— Exercise instructions —
Copy out exactly the lines from the one holding "Convert this chart to Chart.js code." through the one holding "const xTicks = [0, 0.2, 0.4, 0.6, 0.8];", ends included; omit images.

— Extracted data —
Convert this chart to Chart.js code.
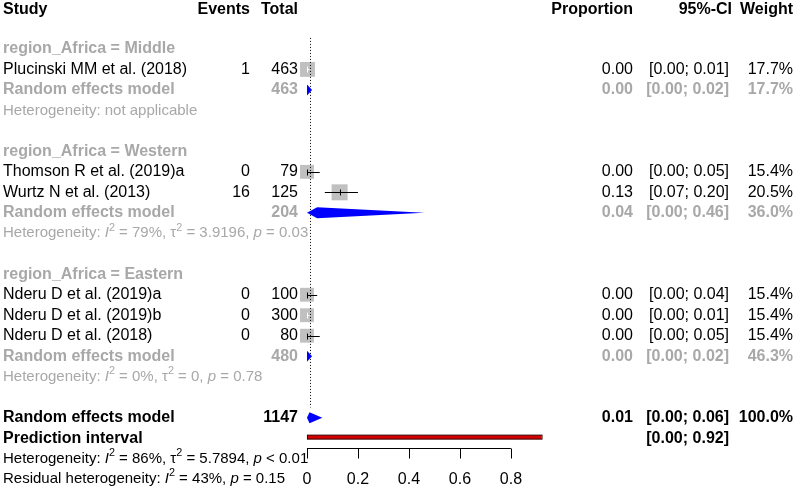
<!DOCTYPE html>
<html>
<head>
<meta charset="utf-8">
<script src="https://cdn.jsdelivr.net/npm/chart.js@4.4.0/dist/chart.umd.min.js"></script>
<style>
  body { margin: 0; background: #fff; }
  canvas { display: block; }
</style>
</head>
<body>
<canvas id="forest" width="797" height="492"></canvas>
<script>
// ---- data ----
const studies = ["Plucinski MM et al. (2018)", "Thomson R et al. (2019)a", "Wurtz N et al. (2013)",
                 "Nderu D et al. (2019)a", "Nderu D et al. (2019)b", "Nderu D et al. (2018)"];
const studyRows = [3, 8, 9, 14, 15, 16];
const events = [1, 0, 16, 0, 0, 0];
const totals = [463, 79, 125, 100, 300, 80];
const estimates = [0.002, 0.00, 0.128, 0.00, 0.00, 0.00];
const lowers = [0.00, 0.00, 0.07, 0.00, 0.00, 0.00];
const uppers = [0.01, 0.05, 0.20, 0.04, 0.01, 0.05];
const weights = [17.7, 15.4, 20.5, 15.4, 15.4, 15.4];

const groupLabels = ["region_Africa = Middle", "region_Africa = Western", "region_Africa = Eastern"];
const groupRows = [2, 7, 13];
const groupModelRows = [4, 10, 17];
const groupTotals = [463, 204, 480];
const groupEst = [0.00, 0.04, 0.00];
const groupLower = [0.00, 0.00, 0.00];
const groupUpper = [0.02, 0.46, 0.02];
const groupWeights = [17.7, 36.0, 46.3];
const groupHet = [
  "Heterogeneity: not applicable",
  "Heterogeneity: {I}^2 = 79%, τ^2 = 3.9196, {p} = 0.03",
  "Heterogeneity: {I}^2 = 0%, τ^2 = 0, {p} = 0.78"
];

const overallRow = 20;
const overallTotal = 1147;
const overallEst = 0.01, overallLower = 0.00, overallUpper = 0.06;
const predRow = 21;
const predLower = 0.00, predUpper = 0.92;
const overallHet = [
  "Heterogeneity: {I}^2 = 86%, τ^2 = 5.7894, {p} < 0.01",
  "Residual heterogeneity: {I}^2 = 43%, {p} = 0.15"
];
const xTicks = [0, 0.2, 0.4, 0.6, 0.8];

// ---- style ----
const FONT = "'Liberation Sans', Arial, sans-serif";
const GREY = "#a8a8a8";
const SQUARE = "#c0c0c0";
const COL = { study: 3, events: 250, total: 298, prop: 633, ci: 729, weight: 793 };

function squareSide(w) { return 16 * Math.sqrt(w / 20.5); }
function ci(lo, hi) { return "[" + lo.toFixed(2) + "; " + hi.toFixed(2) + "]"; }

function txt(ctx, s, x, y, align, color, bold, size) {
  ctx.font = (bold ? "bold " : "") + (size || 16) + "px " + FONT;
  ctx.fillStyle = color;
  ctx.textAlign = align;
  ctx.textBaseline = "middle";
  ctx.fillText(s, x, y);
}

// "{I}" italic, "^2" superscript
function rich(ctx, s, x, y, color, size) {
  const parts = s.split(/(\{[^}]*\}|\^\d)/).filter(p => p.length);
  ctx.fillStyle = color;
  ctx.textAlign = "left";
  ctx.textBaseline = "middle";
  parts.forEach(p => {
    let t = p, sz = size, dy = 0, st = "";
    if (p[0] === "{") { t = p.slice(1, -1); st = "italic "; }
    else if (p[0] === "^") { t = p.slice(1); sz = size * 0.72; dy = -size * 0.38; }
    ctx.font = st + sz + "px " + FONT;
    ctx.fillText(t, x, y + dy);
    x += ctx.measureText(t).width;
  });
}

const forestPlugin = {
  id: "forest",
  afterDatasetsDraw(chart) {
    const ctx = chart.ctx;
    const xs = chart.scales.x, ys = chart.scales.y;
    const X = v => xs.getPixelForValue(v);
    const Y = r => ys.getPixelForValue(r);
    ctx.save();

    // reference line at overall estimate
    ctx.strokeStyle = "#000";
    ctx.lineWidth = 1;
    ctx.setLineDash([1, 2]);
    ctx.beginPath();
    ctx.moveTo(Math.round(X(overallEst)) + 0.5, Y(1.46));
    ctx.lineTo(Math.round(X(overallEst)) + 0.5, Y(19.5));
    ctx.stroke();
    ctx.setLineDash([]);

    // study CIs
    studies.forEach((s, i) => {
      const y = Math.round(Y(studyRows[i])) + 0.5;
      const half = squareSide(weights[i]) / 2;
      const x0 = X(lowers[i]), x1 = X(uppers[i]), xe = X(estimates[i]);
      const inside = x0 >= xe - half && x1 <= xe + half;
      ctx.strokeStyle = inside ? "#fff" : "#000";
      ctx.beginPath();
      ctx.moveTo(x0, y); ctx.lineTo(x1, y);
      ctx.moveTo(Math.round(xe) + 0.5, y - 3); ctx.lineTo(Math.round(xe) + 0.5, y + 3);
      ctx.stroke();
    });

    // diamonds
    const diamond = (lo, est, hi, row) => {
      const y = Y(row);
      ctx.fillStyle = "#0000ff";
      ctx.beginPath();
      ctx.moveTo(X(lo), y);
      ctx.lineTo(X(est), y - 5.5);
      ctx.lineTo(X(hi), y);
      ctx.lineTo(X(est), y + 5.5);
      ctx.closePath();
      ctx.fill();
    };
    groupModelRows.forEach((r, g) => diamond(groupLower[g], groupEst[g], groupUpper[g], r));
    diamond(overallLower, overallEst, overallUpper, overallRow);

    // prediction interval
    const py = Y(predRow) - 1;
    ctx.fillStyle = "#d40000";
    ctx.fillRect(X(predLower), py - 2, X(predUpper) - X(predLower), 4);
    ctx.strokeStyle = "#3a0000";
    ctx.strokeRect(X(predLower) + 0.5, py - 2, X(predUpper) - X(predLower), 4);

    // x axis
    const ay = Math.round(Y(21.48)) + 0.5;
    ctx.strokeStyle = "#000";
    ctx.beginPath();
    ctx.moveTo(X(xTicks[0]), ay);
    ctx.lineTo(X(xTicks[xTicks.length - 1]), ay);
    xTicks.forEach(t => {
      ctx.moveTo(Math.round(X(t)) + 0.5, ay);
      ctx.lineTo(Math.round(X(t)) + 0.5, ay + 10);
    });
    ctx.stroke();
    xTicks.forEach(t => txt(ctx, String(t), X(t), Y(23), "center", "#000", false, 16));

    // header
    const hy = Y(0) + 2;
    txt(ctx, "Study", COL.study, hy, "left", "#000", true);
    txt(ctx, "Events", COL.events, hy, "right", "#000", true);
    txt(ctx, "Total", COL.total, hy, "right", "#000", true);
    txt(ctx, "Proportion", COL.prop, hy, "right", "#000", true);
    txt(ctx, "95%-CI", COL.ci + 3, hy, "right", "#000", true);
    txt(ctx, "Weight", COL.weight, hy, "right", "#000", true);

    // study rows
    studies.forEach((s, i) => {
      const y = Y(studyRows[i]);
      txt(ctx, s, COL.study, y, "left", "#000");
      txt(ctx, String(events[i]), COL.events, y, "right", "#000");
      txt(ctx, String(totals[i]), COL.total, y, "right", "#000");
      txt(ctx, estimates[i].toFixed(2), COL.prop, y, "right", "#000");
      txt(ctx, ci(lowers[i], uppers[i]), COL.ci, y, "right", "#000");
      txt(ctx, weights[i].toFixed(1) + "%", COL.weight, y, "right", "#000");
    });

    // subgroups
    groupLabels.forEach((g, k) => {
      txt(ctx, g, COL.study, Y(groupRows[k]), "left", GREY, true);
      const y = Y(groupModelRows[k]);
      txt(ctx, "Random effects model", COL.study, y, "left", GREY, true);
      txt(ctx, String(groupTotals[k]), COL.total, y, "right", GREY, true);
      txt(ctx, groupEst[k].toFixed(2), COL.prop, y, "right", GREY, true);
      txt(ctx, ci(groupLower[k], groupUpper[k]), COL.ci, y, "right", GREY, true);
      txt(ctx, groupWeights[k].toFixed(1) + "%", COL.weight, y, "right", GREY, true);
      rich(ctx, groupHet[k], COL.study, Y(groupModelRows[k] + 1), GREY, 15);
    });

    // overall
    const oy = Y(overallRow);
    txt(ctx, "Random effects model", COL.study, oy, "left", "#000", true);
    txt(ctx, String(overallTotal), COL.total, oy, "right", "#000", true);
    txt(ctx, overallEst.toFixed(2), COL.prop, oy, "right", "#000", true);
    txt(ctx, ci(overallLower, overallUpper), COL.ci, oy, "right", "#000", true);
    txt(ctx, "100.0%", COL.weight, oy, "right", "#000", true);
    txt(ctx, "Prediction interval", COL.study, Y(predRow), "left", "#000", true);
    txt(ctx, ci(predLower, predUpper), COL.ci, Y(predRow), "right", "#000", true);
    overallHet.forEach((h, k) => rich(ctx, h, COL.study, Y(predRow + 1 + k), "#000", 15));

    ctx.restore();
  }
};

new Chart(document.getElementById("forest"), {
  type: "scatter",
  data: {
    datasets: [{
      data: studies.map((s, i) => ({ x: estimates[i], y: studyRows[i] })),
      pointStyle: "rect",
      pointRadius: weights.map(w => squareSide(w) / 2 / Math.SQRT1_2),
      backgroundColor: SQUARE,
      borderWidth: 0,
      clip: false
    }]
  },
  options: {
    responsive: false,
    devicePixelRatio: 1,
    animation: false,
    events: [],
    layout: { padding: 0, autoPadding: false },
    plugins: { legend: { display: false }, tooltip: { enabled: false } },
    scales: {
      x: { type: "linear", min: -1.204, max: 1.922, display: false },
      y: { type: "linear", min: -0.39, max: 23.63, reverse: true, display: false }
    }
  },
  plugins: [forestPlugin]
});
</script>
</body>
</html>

* * *

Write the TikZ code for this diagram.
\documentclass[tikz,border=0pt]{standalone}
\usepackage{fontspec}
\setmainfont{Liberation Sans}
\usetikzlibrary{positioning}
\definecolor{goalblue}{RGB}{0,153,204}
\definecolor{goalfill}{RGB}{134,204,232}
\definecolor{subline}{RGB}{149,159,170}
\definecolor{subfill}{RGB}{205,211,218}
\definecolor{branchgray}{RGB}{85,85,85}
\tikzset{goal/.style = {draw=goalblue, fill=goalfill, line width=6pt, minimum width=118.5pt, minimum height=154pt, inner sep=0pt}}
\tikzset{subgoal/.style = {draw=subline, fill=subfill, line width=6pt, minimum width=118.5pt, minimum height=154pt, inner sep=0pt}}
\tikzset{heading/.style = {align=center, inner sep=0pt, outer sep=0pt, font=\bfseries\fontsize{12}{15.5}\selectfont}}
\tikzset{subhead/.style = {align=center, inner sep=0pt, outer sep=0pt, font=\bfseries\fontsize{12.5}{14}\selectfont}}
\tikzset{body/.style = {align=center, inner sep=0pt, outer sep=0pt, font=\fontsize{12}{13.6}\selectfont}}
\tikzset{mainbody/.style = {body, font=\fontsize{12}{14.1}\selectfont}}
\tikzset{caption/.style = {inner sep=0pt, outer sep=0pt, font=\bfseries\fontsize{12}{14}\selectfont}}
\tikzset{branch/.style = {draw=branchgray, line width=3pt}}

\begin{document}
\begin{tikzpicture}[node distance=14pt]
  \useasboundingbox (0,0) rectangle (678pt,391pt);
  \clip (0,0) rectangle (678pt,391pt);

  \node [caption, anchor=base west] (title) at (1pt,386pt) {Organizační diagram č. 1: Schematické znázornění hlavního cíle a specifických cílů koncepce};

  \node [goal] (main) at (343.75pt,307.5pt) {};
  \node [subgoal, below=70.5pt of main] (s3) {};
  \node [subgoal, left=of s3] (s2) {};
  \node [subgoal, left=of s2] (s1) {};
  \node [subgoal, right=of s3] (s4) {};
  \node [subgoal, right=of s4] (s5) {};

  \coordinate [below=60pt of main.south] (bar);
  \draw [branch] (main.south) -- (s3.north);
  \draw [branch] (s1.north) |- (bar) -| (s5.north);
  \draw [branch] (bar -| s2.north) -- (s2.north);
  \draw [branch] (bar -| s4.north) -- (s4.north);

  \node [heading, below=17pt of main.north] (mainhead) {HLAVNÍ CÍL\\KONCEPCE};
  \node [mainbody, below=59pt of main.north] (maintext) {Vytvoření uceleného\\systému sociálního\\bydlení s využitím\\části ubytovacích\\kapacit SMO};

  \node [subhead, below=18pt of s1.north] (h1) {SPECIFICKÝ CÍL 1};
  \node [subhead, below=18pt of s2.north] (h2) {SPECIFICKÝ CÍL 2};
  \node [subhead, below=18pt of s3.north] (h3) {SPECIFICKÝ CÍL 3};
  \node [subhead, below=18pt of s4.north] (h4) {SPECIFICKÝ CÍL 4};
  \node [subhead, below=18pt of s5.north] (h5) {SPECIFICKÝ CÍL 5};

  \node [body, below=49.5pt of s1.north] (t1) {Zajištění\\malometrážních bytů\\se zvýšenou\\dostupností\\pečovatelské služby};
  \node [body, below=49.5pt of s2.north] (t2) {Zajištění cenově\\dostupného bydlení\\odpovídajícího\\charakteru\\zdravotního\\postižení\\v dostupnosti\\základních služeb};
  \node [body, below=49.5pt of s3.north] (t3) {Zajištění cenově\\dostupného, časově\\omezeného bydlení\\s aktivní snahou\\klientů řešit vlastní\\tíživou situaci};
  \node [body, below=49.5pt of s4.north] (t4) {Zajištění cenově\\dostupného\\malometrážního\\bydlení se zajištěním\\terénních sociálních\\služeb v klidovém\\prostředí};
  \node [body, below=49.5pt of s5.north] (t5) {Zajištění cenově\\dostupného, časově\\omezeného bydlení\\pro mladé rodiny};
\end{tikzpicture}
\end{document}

— Result —
Convert this chart to Chart.js code.
<!DOCTYPE html>
<html>
<head>
<meta charset="utf-8">
<script src="https://cdn.jsdelivr.net/npm/chart.js@4.4.0/dist/chart.umd.min.js"></script>
<style>
  body { margin: 0; background: #fff; }
  canvas { display: block; }
</style>
</head>
<body>
<canvas id="forest" width="797" height="492"></canvas>
<script>
// ---- data ----
const studies = ["Plucinski MM et al. (2018)", "Thomson R et al. (2019)a", "Wurtz N et al. (2013)",
                 "Nderu D et al. (2019)a", "Nderu D et al. (2019)b", "Nderu D et al. (2018)"];
const studyRows = [3, 8, 9, 14, 15, 16];
const events = [1, 0, 16, 0, 0, 0];
const totals = [463, 79, 125, 100, 300, 80];
const estimates = [0.002, 0.00, 0.128, 0.00, 0.00, 0.00];
const lowers = [0.00, 0.00, 0.07, 0.00, 0.00, 0.00];
const uppers = [0.01, 0.05, 0.20, 0.04, 0.01, 0.05];
const weights = [17.7, 15.4, 20.5, 15.4, 15.4, 15.4];

const groupLabels = ["region_Africa = Middle", "region_Africa = Western", "region_Africa = Eastern"];
const groupRows = [2, 7, 13];
const groupModelRows = [4, 10, 17];
const groupTotals = [463, 204, 480];
const groupEst = [0.00, 0.04, 0.00];
const groupLower = [0.00, 0.00, 0.00];
const groupUpper = [0.02, 0.46, 0.02];
const groupWeights = [17.7, 36.0, 46.3];
const groupHet = [
  "Heterogeneity: not applicable",
  "Heterogeneity: {I}^2 = 79%, τ^2 = 3.9196, {p} = 0.03",
  "Heterogeneity: {I}^2 = 0%, τ^2 = 0, {p} = 0.78"
];

const overallRow = 20;
const overallTotal = 1147;
const overallEst = 0.01, overallLower = 0.00, overallUpper = 0.06;
const predRow = 21;
const predLower = 0.00, predUpper = 0.92;
const overallHet = [
  "Heterogeneity: {I}^2 = 86%, τ^2 = 5.7894, {p} < 0.01",
  "Residual heterogeneity: {I}^2 = 43%, {p} = 0.15"
];
const xTicks = [0, 0.2, 0.4, 0.6, 0.8];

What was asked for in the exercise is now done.